According to Cambridge Energy Research Associates, the emerging economies in Asia are escalating their demand for oil at a rate that will outstrip North America in energy consumption by 1999, while consumption in the US, Europe, and Japan has crept back to its highest level since 1979. Daniel Yergin, president of Cambridge Energy Research Associates, predicts that worldwide daily demand will rise by 11 million barrels over the next decade, an amount equivalent to the combined daily production of OPEC. Yergin warns: “There will almost certainly be at least one major energy surprise before the decade is out.”
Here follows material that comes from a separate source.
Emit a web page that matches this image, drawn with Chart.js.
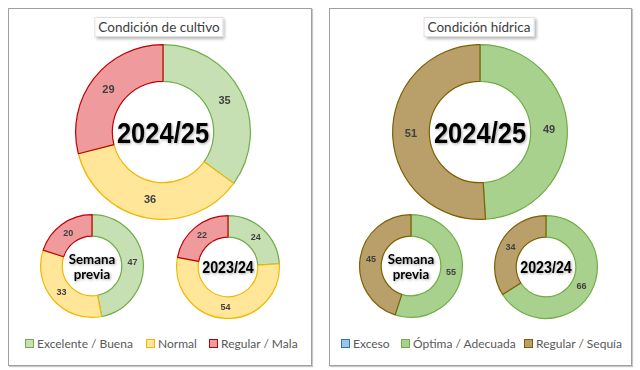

The crisis that started with a traumatic oil embargo is now in full swing, but everyone thinks it is over because oil prices are low at the moment. It does not change the facts of what is happening. How long we wait to find a replacement is up to us. We can simply accept the situation as it is and hope something happens as our comfortable world disintegrates around us, or we can aggressively develop a new nondepletable, low-cost, environmentally clean energy source—a global solution for the coming energy crisis.